Sunday, November 15, 2020
ODIN firing in mortal engines

The Orbital Defence Initiative (known as ODIN) is an orbital satellite weapon that was engaged during the life-ending Sixty Minute War that scorched Earth and turned into an apocalyptic land, desolate and dead, save for a few land masses.

The ODIN  device is featured in the third and fourth books in Philip Reeve's Hungry Cities Quartet, Infernal Devices and A Darkling Plain.

ODIN was constructed during the arms race between the American Empire and Greater China.

It and the MEDUSA device are the only super weapons known to have survived until the final events of the series, although there are several references to other orbital superweapons in the books (for example the Diamond Bat, Jinju 14, and the Nine Sisters).

Have you ever played the video game Gears of War and used the Hammer of Dawn? The ODIN is exactly like that but is able to do vastly more damage. And in that sense Call of Duty also employed a system with the same name.

If you wanted to compare it to a real-world initiative, Ronald Regan's infamous Strategic Defense Initiative programme is your reference point. That programme was often derided and compared to as Star Wars though, so there's that.

ODIN is more powerful than the MEDUSA and is able to hit almost any target on the surface of the Earth. Reeve's novel implies that ODIN was an American satellite as the code for controlling the satellite was discovered on American submarine.

How does the ODIN weapon work?


ODIN is an energy weapon which converts the energy of a small nuclear weapon into a directed beam of incinerating energy (a weapon concept similar to the Strategic Defense Initiative's Project Excalibur).

This has the power to destroy entire cities (both traction and static) and can cause volcanic eruptions if targeted at the right spot.

Its beam can be seen from very long distances away.

Oddly, it seems to interfere with the mechanical minds of Stalkers. Only Shrike's Old-Tech Stalker brain has the mettle to withstand this, although he goes into a fit-like state and it is hinted he is saved by Dr Oenone Zero. Anna Fang is unaffected's Striker is also conveniently. All other Stalkers whoever lose their power when it is engaged.

How did the codes for ODIN come from a submarine?


The 'Tin Book' is a codebook for controlling ODIN. It was originally found and copied from a US Military document recovered by the refugees of the original Anchorage from a submarine,

In terms of the book's plot, it is stolen by the Lost Boys and, later, Brighton. It then falls into the hands of the Stalker Fang, who memorises its contents and then leaves it to be destroyed on Cloud 9.

If you want the rest of what happens with the weapon, read the books!

Is the ODIN satellite system self aware?


If you've seen the odd Terminator movie you could be forgiven for wondering about some loose parallels between the Skynet computer system that overtook the world in Terminator and the ODIN device.

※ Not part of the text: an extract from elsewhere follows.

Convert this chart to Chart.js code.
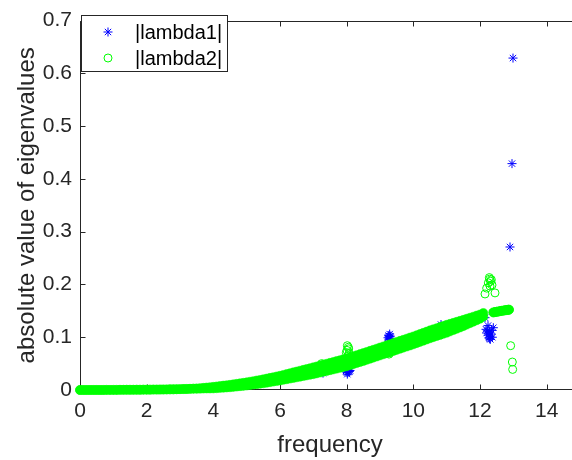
<!DOCTYPE html>
<html>
<head>
<meta charset="utf-8">
<script src="https://cdn.jsdelivr.net/npm/chart.js@4.4.1/dist/chart.umd.min.js"></script>
<style>
  html, body { margin: 0; padding: 0; background: #fff; overflow: hidden; }
  #wrap { width: 600px; height: 460px; }
</style>
</head>
<body>
<div id="wrap"><canvas id="c" width="600" height="460"></canvas></div>
<script>
// Frequency sweep where both eigenvalues coincide (dense band of samples)
const bandFreq = [
  0.0,0.1,0.2,0.3,0.4,0.5,0.6,0.7,0.8,0.9,
  1.0,1.1,1.2,1.3,1.4,1.5,1.6,1.7,1.8,1.9,
  2.0,2.1,2.2,2.3,2.4,2.5,2.6,2.7,2.8,2.9,
  3.0,3.1,3.2,3.3,3.4,3.5,3.6,3.7,3.8,3.9,
  4.0,4.1,4.2,4.3,4.4,4.5,4.6,4.7,4.8,4.9,
  5.0,5.1,5.2,5.3,5.4,5.5,5.6,5.7,5.8,5.9,
  6.0,6.1,6.2,6.3,6.4,6.5,6.6,6.7,6.8,6.9,
  7.0,7.1,7.2,7.3,7.4,7.5,7.6,7.7,7.8,7.9,
  8.0,8.1,8.2,8.3,8.4,8.5,8.6,8.7,8.8,8.9,
  9.0,9.1,9.2,9.3,9.4,9.5,9.6,9.7,9.8,9.9,
  10.0,10.1,10.2,10.3,10.4,10.5,10.6,10.7,10.8,10.9,
  11.0,11.1,11.2,11.3,11.4,11.5,11.6,11.7,11.8,11.9,
  12.0,12.1,
  12.40,12.45,12.50,12.55,12.60,12.65,12.70,12.75,12.80,12.85,12.87
];
// lower edge of the band of |lambda2| samples
const bandLow = [
  0.0000,0.0000,0.0000,0.0001,0.0001,0.0001,0.0001,0.0001,0.0002,0.0002,
  0.0002,0.0002,0.0003,0.0003,0.0004,0.0004,0.0004,0.0005,0.0005,0.0006,
  0.0006,0.0007,0.0008,0.0008,0.0009,0.0010,0.0011,0.0012,0.0013,0.0015,
  0.0016,0.0018,0.0020,0.0022,0.0025,0.0024,0.0025,0.0027,0.0029,0.0029,
  0.0030,0.0034,0.0039,0.0043,0.0048,0.0052,0.0059,0.0065,0.0072,0.0078,
  0.0085,0.0093,0.0102,0.0110,0.0119,0.0127,0.0138,0.0148,0.0159,0.0169,
  0.0180,0.0192,0.0204,0.0216,0.0228,0.0240,0.0252,0.0264,0.0276,0.0288,
  0.0300,0.0315,0.0330,0.0345,0.0360,0.0375,0.0390,0.0405,0.0420,0.0435,
  0.0450,0.0470,0.0490,0.0510,0.0530,0.0550,0.0571,0.0592,0.0613,0.0634,
  0.0655,0.0676,0.0697,0.0718,0.0739,0.0760,0.0781,0.0802,0.0823,0.0844,
  0.0865,0.0888,0.0911,0.0934,0.0957,0.0980,0.1001,0.1022,0.1043,0.1064,
  0.1085,0.1110,0.1135,0.1160,0.1185,0.1210,0.1238,0.1266,0.1294,0.1322,
  0.1350,0.1390,
  0.1470,0.1476,0.1482,0.1488,0.1494,0.1500,0.1505,0.1510,0.1515,0.1520,0.1522
];
// upper edge of the band of |lambda2| samples
const bandHigh = [
  0.0000,0.0000,0.0000,0.0001,0.0001,0.0001,0.0001,0.0001,0.0002,0.0002,
  0.0002,0.0002,0.0003,0.0003,0.0004,0.0004,0.0004,0.0005,0.0005,0.0006,
  0.0006,0.0007,0.0008,0.0008,0.0009,0.0010,0.0011,0.0012,0.0013,0.0015,
  0.0016,0.0018,0.0020,0.0022,0.0025,0.0030,0.0035,0.0041,0.0047,0.0053,
  0.0060,0.0068,0.0075,0.0083,0.0090,0.0098,0.0107,0.0117,0.0126,0.0136,
  0.0145,0.0157,0.0168,0.0180,0.0191,0.0203,0.0216,0.0230,0.0243,0.0257,
  0.0270,0.0286,0.0302,0.0318,0.0334,0.0350,0.0366,0.0382,0.0398,0.0414,
  0.0430,0.0447,0.0464,0.0481,0.0498,0.0515,0.0532,0.0549,0.0566,0.0583,
  0.0600,0.0620,0.0640,0.0660,0.0680,0.0700,0.0721,0.0742,0.0763,0.0784,
  0.0805,0.0826,0.0847,0.0868,0.0889,0.0910,0.0931,0.0952,0.0973,0.0994,
  0.1015,0.1038,0.1061,0.1084,0.1107,0.1130,0.1151,0.1172,0.1193,0.1214,
  0.1235,0.1254,0.1273,0.1292,0.1311,0.1330,0.1350,0.1370,0.1390,0.1410,
  0.1430,0.1460,
  0.1470,0.1476,0.1482,0.1488,0.1494,0.1500,0.1505,0.1510,0.1515,0.1520,0.1522
];

// |lambda1| samples that separate from the band
const lambda1Freq = [
  7.29, 7.98, 8.01, 8.03, 8.05, 8.06, 8.08, 8.10, 8.04, 8.02,
  9.24, 9.26, 9.27, 9.28, 9.29, 9.30, 9.31, 9.27,
  10.83,
  12.15, 12.18, 12.20, 12.22, 12.25, 12.27, 12.28, 12.30, 12.31, 12.33, 12.35, 12.37, 12.40, 12.24, 12.29,
  12.90, 12.96, 12.99
];
const lambda1Val = [
  0.032, 0.036, 0.033, 0.038, 0.034, 0.040, 0.035, 0.037, 0.043, 0.030,
  0.099, 0.103, 0.096, 0.101, 0.106, 0.098, 0.102, 0.093,
  0.124,
  0.137, 0.115, 0.108, 0.112, 0.104, 0.099, 0.110, 0.102, 0.096, 0.106, 0.113, 0.100, 0.118, 0.122, 0.097,
  0.271, 0.429, 0.629
];

// |lambda2| samples that separate from the band
const lambda2Freq = [
  7.25, 7.99, 8.02, 8.04, 8.06, 8.08, 8.05, 8.01,
  9.27, 9.30,
  10.83,
  12.15, 12.20, 12.25, 12.28, 12.30, 12.32, 12.34, 12.36, 12.45, 12.29,
  12.92, 12.97, 12.98
];
const lambda2Val = [
  0.050, 0.071, 0.084, 0.065, 0.078, 0.069, 0.081, 0.075,
  0.068, 0.071,
  0.109,
  0.182, 0.193, 0.203, 0.213, 0.197, 0.206, 0.209, 0.199, 0.184, 0.210,
  0.084, 0.053, 0.039
];

const xTicks = [0, 2, 4, 6, 8, 10, 12, 14];
const yTicks = [0, 0.1, 0.2, 0.3, 0.4, 0.5, 0.6, 0.7];
const seriesLabels = ['|lambda1|', '|lambda2|'];

const AXIS = '#262626';
const BLUE = '#0000ff';
const GREEN = '#00ff00';
const FONT = '"Liberation Sans", Arial, Helvetica, sans-serif';

const toPoints = (xs, ys) => xs.map((x, i) => ({ x: x, y: ys[i] }));

// axis lines (left, bottom, top) and inward tick marks, drawn beneath the data
const framePlugin = {
  id: 'frame',
  beforeDatasetsDraw(chart) {
    const { ctx, chartArea: a, scales: { x, y } } = chart;
    const L = 5;
    const left = Math.round(a.left) + 0.5;
    const top = Math.round(a.top) + 0.5;
    const bottom = Math.round(a.bottom) - 0.5;
    ctx.save();
    ctx.strokeStyle = AXIS;
    ctx.lineWidth = 1;
    ctx.beginPath();
    ctx.moveTo(left, top); ctx.lineTo(a.right, top);
    ctx.moveTo(left, top); ctx.lineTo(left, bottom);
    ctx.moveTo(left, bottom); ctx.lineTo(a.right, bottom);
    x.ticks.forEach(t => {
      const px = Math.round(x.getPixelForValue(t.value)) + 0.5;
      ctx.moveTo(px, bottom); ctx.lineTo(px, bottom - L);
      ctx.moveTo(px, top); ctx.lineTo(px, top + L);
    });
    y.ticks.forEach(t => {
      const py = Math.round(y.getPixelForValue(t.value)) + 0.5;
      ctx.moveTo(left, py); ctx.lineTo(left + L, py);
    });
    ctx.stroke();
    ctx.beginPath();
    ctx.restore();
  }
};

// boxed legend in the upper-left corner of the plot
const legendPlugin = {
  id: 'boxLegend',
  afterDraw(chart) {
    const { ctx } = chart;
    const box = { x: 81.5, y: 15.5, w: 146, h: 56 };
    const rows = [32, 58];
    ctx.save();
    ctx.fillStyle = '#fff';
    ctx.fillRect(box.x, box.y, box.w, box.h);
    ctx.strokeStyle = AXIS;
    ctx.lineWidth = 1;
    ctx.strokeRect(box.x, box.y, box.w, box.h);
    [0, 1].forEach((di, k) => {
      const ds = chart.data.datasets[di];
      ctx.strokeStyle = ds.pointBorderColor;
      ctx.fillStyle = ds.pointBackgroundColor;
      ctx.lineWidth = ds.pointBorderWidth;
      Chart.helpers.drawPoint(ctx, {
        pointStyle: ds.pointStyle, radius: ds.pointRadius,
        borderWidth: ds.pointBorderWidth, rotation: 0
      }, 108, rows[k]);
      ctx.fillStyle = '#000';
      ctx.font = '20px ' + FONT;
      ctx.textBaseline = 'middle';
      ctx.textAlign = 'left';
      ctx.fillText(ds.label, 135, rows[k] + 1);
    });
    ctx.restore();
  }
};

new Chart(document.getElementById('c'), {
  type: 'scatter',
  data: {
    datasets: [
      {
        label: seriesLabels[0],
        data: toPoints(lambda1Freq, lambda1Val),
        pointStyle: 'star', pointRadius: 4.5, pointBorderWidth: 1,
        pointBorderColor: BLUE, pointBackgroundColor: BLUE,
        order: 3, clip: false
      },
      {
        label: seriesLabels[1],
        data: toPoints(lambda2Freq, lambda2Val),
        pointStyle: 'circle', pointRadius: 4, pointBorderWidth: 1,
        pointBorderColor: GREEN, pointBackgroundColor: 'rgba(0,0,0,0)',
        order: 1, clip: false
      },
      {
        label: seriesLabels[1],
        data: toPoints(bandFreq, bandLow),
        pointStyle: 'circle', pointRadius: 4.5, pointBorderWidth: 0.5,
        pointBorderColor: GREEN, pointBackgroundColor: GREEN,
        order: 2, clip: false
      },
      {
        label: seriesLabels[1],
        data: toPoints(bandFreq, bandHigh),
        pointStyle: 'circle', pointRadius: 4.5, pointBorderWidth: 0.5,
        pointBorderColor: GREEN, pointBackgroundColor: GREEN,
        order: 2, clip: false
      }
    ]
  },
  options: {
    responsive: false,
    animation: false,
    devicePixelRatio: 1,
    layout: { padding: { left: 0, right: 20, top: 16, bottom: 0 } },
    plugins: { legend: { display: false }, tooltip: { enabled: false } },
    scales: {
      x: {
        type: 'linear', position: 'bottom', min: 0, max: 15,
        afterBuildTicks: s => { s.ticks = xTicks.map(v => ({ value: v })); },
        afterFit: s => { s.height = 70; },
        grid: { display: false, drawTicks: false },
        border: { display: false },
        ticks: { color: AXIS, font: { family: FONT, size: 21 }, padding: 9, maxRotation: 0,
                 callback: v => String(v) },
        title: { display: true, text: 'frequency', color: AXIS,
                 font: { family: FONT, size: 24 }, padding: { top: 0, bottom: 0 } }
      },
      y: {
        type: 'linear', min: 0, max: 0.7,
        afterBuildTicks: s => { s.ticks = yTicks.map(v => ({ value: v })); },
        afterFit: s => { s.width = 80; },
        grid: { display: false, drawTicks: false },
        border: { display: false },
        ticks: { color: AXIS, font: { family: FONT, size: 21 }, padding: 8,
                 callback: v => (v === 0 ? '0' : v.toFixed(1)) },
        title: { display: true, text: 'absolute value of eigenvalues', color: AXIS,
                 font: { family: FONT, size: 24 }, padding: { top: 13, bottom: 0 } }
      }
    }
  },
  plugins: [framePlugin, legendPlugin]
});
</script>
</body>
</html>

This is because ODIN appears to indicate signs of intelligence.

When it is rebooted, it queries its new position and briefly searches for its old masters, and notes the vast difference in geography since its last awakening.

It can also zoom onto an individual's face on the Earth although the picture is grainy.

It can change its orbit when directed to target all over the globe.

This, as well as the Stalker minds found among old-tech (and Shrike) seems to suggest that robots had, by the time of the Sixty Minute War, achieved sentience.

However, I reckon you could make an argument that some of those tricks are merely a computer system following programming commands and boot up procedures.